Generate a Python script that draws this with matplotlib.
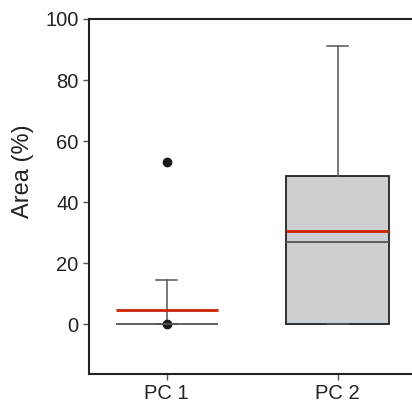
import matplotlib
matplotlib.use('Agg')
import matplotlib.pyplot as plt

plt.rcParams['font.family'] = ['Liberation Sans', 'DejaVu Sans']

labels = ['PC 1', 'PC 2']
medians = [0.0, 26.8]
means = [4.7, 30.4]
q1s = [0.0, 0.0]
q3s = [0.0, 48.6]
whislo = [0.0, 0.0]
whishi = [14.4, 91.3]
outliers = [[53.0, 0.0], []]
box_colors = ['white', '#cdd0d3']

stats = []
for i in range(len(labels)):
    stats.append({'label': labels[i], 'med': medians[i], 'mean': means[i],
                  'q1': q1s[i], 'q3': q3s[i], 'whislo': whislo[i],
                  'whishi': whishi[i], 'fliers': outliers[i]})

fig = plt.figure(figsize=(4.12, 4.04), dpi=100)
ax = fig.add_axes([89 / 412, 30 / 404, 323 / 412, 355 / 404])

bp = ax.bxp(stats, positions=[1, 2], widths=0.6, patch_artist=True,
            showmeans=True, meanline=True,
            boxprops={'edgecolor': '#222222', 'linewidth': 1.3},
            medianprops={'color': '#555555', 'linewidth': 1.3},
            meanprops={'color': '#cc2200', 'linestyle': '-', 'linewidth': 2},
            whiskerprops={'color': '#555555', 'linewidth': 1.1},
            capprops={'color': '#555555', 'linewidth': 1.1},
            capwidths=0.125,
            flierprops={'marker': 'o', 'markerfacecolor': '#1a1a1a',
                        'markeredgecolor': '#1a1a1a', 'markersize': 6})
for patch, c in zip(bp['boxes'], box_colors):
    patch.set_facecolor(c)
bp['boxes'][0].set_edgecolor('none')

ymin, ymax = -16.3, 100
ax.set_xlim(0.545, 2.434)
ax.set_ylim(ymin, ymax)
ax.set_yticks([0, 20, 40, 60, 80, 100])
ax.spines['right'].set_visible(False)
for s in ['left', 'top', 'bottom']:
    ax.spines[s].set_linewidth(1.5)
    ax.spines[s].set_color('#222222')
ax.tick_params(labelsize=14.5, length=4, width=1, color='#555555', labelcolor='#222222')
ax.set_ylabel('Area (%)', fontsize=17, color='#222222')
# label is centred on the 0-100 range, not on the whole axis
ax.yaxis.set_label_coords(-0.17, (50 - ymin) / (ymax - ymin))

fig.savefig('out.png', dpi=100)
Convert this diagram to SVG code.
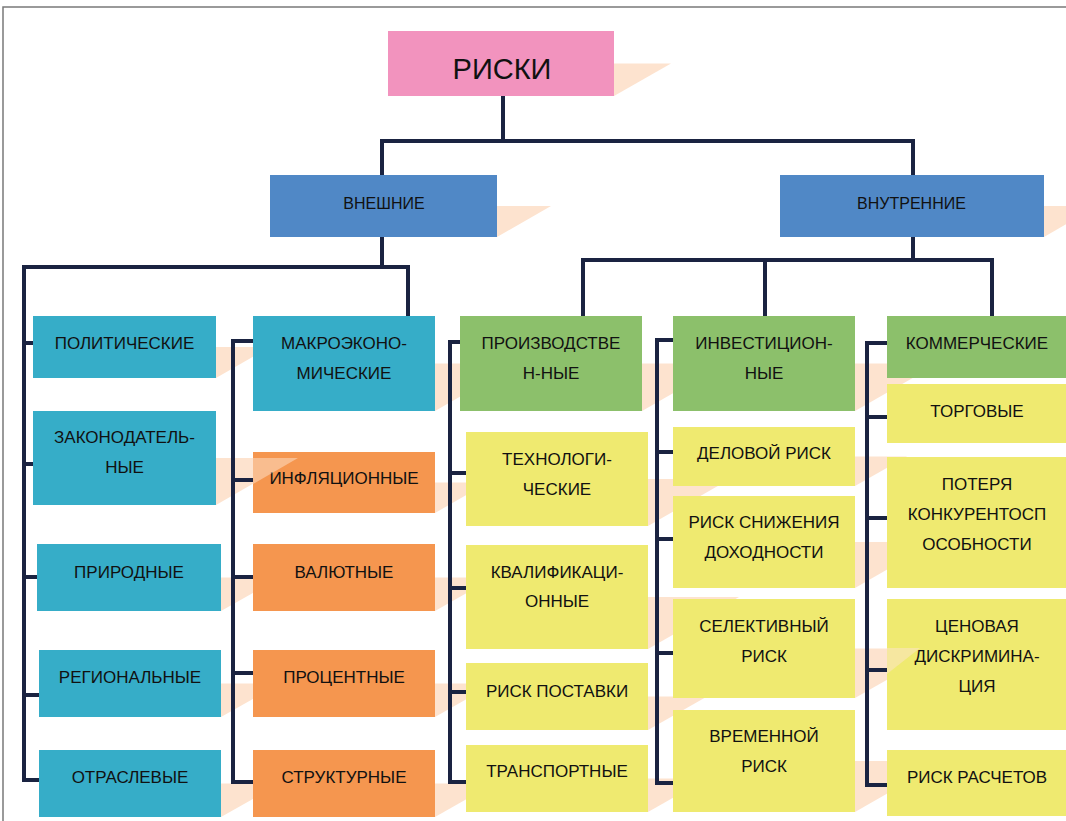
<svg xmlns="http://www.w3.org/2000/svg" width="1066" height="821" viewBox="0 0 1066 821">
<style>
.pink{fill:#F293BE}
.blue{fill:#5088C6}
.teal{fill:#36ADC8}
.orange{fill:#F5964F}
.green{fill:#8CC06B}
.yellow{fill:#EFEA70}
.sh{fill:#FDE3CF}
.ov{fill:#FDE3CF;opacity:0.5}
text{font-family:"Liberation Sans",Arial,sans-serif;font-size:17px;fill:#111;text-anchor:middle}
.big{font-size:29px}
.mid{font-size:16px}
.con{fill:none;stroke:#1A2341;stroke-width:4;stroke-linejoin:miter}
</style>
<rect x="0" y="0" width="1066" height="821" fill="#fff"/>
<path d="M3,821 V7 H1066" fill="none" stroke="#7a7a7a" stroke-width="1.5"/>
<g id="shadows">
<polygon class="sh" points="614,63.5 671,63.5 614,96"/>
<polygon class="sh" points="497,206 551,206 497,237"/>
<polygon class="sh" points="1044,206 1098,206 1044,237"/>
<polygon class="sh" points="216,347 270,347 216,378"/>
<polygon class="sh" points="216,458 298,458 216,505"/>
<polygon class="sh" points="221,577.5 280,577.5 221,611"/>
<polygon class="sh" points="221,683.5 280,683.5 221,717"/>
<polygon class="sh" points="221,783.5 280,783.5 221,817"/>
<polygon class="sh" points="435,363.5 518,363.5 435,411"/>
<polygon class="sh" points="435,482.5 488,482.5 435,513"/>
<polygon class="sh" points="435,577.5 494,577.5 435,611"/>
<polygon class="sh" points="435,683.5 494,683.5 435,717"/>
<polygon class="sh" points="435,783.5 494,783.5 435,817"/>
<polygon class="sh" points="642,363.5 725,363.5 642,411"/>
<polygon class="sh" points="648,479 730,479 648,526"/>
<polygon class="sh" points="648,597 739,597 648,649"/>
<polygon class="sh" points="648,696.5 707,696.5 648,730"/>
<polygon class="sh" points="648,778.5 707,778.5 648,812"/>
<polygon class="sh" points="855,363.5 938,363.5 855,411"/>
<polygon class="sh" points="855,456.5 907,456.5 855,486"/>
<polygon class="sh" points="855,542 935,542 855,588"/>
<polygon class="sh" points="855,648.5 942,648.5 855,698"/>
<polygon class="sh" points="855,761 944,761 855,812"/>
</g>
<g id="connectors">
<path class="con" d="M503,96 V141 M380,141 H915 M382,141 V175 M913,141 V175"/>
<path class="con" d="M382,237 V267 M22,267 H410 M408,267 V316 M24,267 V780 H39 M24,343 H33 M24,464 H33 M24,577 H37 M24,695 H39"/>
<path class="con" d="M253,341 H233 V782 H253 M233,480 H253 M233,577 H253 M233,673 H253"/>
<path class="con" d="M913,237 V260 M581,260 H994 M583,260 V316 M765,260 V316 M992,260 V316"/>
<path class="con" d="M460,342 H450 V782 H466 M450,473 H466 M450,588 H466 M450,692 H466"/>
<path class="con" d="M673,340 H657 V783 H673 M657,452 H673 M657,539 H673 M657,653 H673"/>
<path class="con" d="M887,343 H867 V785 H887 M867,417 H887 M867,518 H887 M867,670 H887"/>
</g>
<g id="n-riski"><rect class="pink" x="388" y="31" width="226" height="65"/><text class="big" x="502" y="79">РИСКИ</text></g>
<g id="n-vneshnie"><rect class="blue" x="270" y="175" width="227" height="62"/><text class="mid" x="384" y="208.5">ВНЕШНИЕ</text></g>
<g id="n-vnutrennie"><rect class="blue" x="780" y="175" width="264" height="62"/><text class="mid" x="911.5" y="208.5">ВНУТРЕННИЕ</text></g>

<g id="n-polit"><rect class="teal" x="33" y="316" width="183" height="62"/><text x="124.5" y="349">ПОЛИТИЧЕСКИЕ</text></g>
<g id="n-zakon"><rect class="teal" x="33" y="411" width="183" height="94"/><text x="124.5" y="443">ЗАКОНОДАТЕЛЬ-</text><text x="124.5" y="473">НЫЕ</text></g>
<g id="n-prirod"><rect class="teal" x="37" y="544" width="184" height="67"/><text x="129" y="578">ПРИРОДНЫЕ</text></g>
<g id="n-region"><rect class="teal" x="39" y="650" width="182" height="67"/><text x="130" y="683">РЕГИОНАЛЬНЫЕ</text></g>
<g id="n-otrasl"><rect class="teal" x="39" y="750" width="182" height="67"/><text x="130" y="783">ОТРАСЛЕВЫЕ</text></g>

<g id="n-makro"><rect class="teal" x="253" y="316" width="182" height="95"/><text x="344" y="349">МАКРОЭКОНО-</text><text x="344" y="379">МИЧЕСКИЕ</text></g>
<g id="n-infl"><rect class="orange" x="253" y="452" width="182" height="61"/><text x="344" y="484">ИНФЛЯЦИОННЫЕ</text></g>
<g id="n-valut"><rect class="orange" x="253" y="544" width="182" height="67"/><text x="344" y="578">ВАЛЮТНЫЕ</text></g>
<g id="n-proc"><rect class="orange" x="253" y="650" width="182" height="67"/><text x="344" y="683">ПРОЦЕНТНЫЕ</text></g>
<g id="n-strukt"><rect class="orange" x="253" y="750" width="182" height="67"/><text x="344" y="783">СТРУКТУРНЫЕ</text></g>

<g id="n-proizv"><rect class="green" x="460" y="316" width="182" height="95"/><text x="551" y="349">ПРОИЗВОДСТВЕ</text><text x="551" y="379">Н-НЫЕ</text></g>
<g id="n-tehn"><rect class="yellow" x="466" y="432" width="182" height="94"/><text x="557" y="465">ТЕХНОЛОГИ-</text><text x="557" y="495">ЧЕСКИЕ</text></g>
<g id="n-kval"><rect class="yellow" x="466" y="545" width="182" height="104"/><text x="557" y="578">КВАЛИФИКАЦИ-</text><text x="557" y="607">ОННЫЕ</text></g>
<g id="n-postav"><rect class="yellow" x="466" y="663" width="182" height="67"/><text x="557" y="697">РИСК ПОСТАВКИ</text></g>
<g id="n-transp"><rect class="yellow" x="466" y="745" width="182" height="67"/><text x="557" y="777">ТРАНСПОРТНЫЕ</text></g>

<g id="n-invest"><rect class="green" x="673" y="316" width="182" height="95"/><text x="764" y="349">ИНВЕСТИЦИОН-</text><text x="764" y="379">НЫЕ</text></g>
<g id="n-delov"><rect class="yellow" x="673" y="427" width="182" height="59"/><text x="764" y="459">ДЕЛОВОЙ РИСК</text></g>
<g id="n-snizh"><rect class="yellow" x="673" y="496" width="182" height="92"/><text x="764" y="528">РИСК СНИЖЕНИЯ</text><text x="764" y="558">ДОХОДНОСТИ</text></g>
<g id="n-selekt"><rect class="yellow" x="673" y="599" width="182" height="99"/><text x="764" y="632">СЕЛЕКТИВНЫЙ</text><text x="764" y="662">РИСК</text></g>
<g id="n-vrem"><rect class="yellow" x="673" y="710" width="182" height="102"/><text x="764" y="742">ВРЕМЕННОЙ</text><text x="764" y="772">РИСК</text></g>

<g id="n-kommerch"><rect class="green" x="887" y="316" width="181" height="62"/><text x="977" y="349">КОММЕРЧЕСКИЕ</text></g>
<g id="n-torg"><rect class="yellow" x="887" y="384" width="181" height="59"/><text x="977" y="417">ТОРГОВЫЕ</text></g>
<g id="n-poterya"><rect class="yellow" x="887" y="457" width="181" height="131"/><text x="977" y="490">ПОТЕРЯ</text><text x="977" y="520">КОНКУРЕНТОСП</text><text x="977" y="550">ОСОБНОСТИ</text></g>
<g id="n-cenov"><rect class="yellow" x="887" y="599" width="181" height="131"/><text x="977" y="632">ЦЕНОВАЯ</text><text x="977" y="662">ДИСКРИМИНА-</text><text x="977" y="692">ЦИЯ</text></g>
<g id="n-raschet"><rect class="yellow" x="887" y="750" width="181" height="66"/><text x="977" y="783">РИСК РАСЧЕТОВ</text></g>

<g id="overlays">
<polygon class="ov" points="253,458 298,458 253,484"/>
<polygon class="ov" points="887,648 920,648 887,674"/>
</g>
</svg>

• **WHAT YOU ARE ASKED TO DO**
Exactly and only the lines from the top of the records down to the line containing "bp['boxes'][0].set_edgecolor('none')" should be transcribed, please, without the pictures.

• **WRITTEN REPLY**
Generate a Python script that draws this with matplotlib.
import matplotlib
matplotlib.use('Agg')
import matplotlib.pyplot as plt

plt.rcParams['font.family'] = ['Liberation Sans', 'DejaVu Sans']

labels = ['PC 1', 'PC 2']
medians = [0.0, 26.8]
means = [4.7, 30.4]
q1s = [0.0, 0.0]
q3s = [0.0, 48.6]
whislo = [0.0, 0.0]
whishi = [14.4, 91.3]
outliers = [[53.0, 0.0], []]
box_colors = ['white', '#cdd0d3']

stats = []
for i in range(len(labels)):
    stats.append({'label': labels[i], 'med': medians[i], 'mean': means[i],
                  'q1': q1s[i], 'q3': q3s[i], 'whislo': whislo[i],
                  'whishi': whishi[i], 'fliers': outliers[i]})

fig = plt.figure(figsize=(4.12, 4.04), dpi=100)
ax = fig.add_axes([89 / 412, 30 / 404, 323 / 412, 355 / 404])

bp = ax.bxp(stats, positions=[1, 2], widths=0.6, patch_artist=True,
            showmeans=True, meanline=True,
            boxprops={'edgecolor': '#222222', 'linewidth': 1.3},
            medianprops={'color': '#555555', 'linewidth': 1.3},
            meanprops={'color': '#cc2200', 'linestyle': '-', 'linewidth': 2},
            whiskerprops={'color': '#555555', 'linewidth': 1.1},
            capprops={'color': '#555555', 'linewidth': 1.1},
            capwidths=0.125,
            flierprops={'marker': 'o', 'markerfacecolor': '#1a1a1a',
                        'markeredgecolor': '#1a1a1a', 'markersize': 6})
for patch, c in zip(bp['boxes'], box_colors):
    patch.set_facecolor(c)
bp['boxes'][0].set_edgecolor('none')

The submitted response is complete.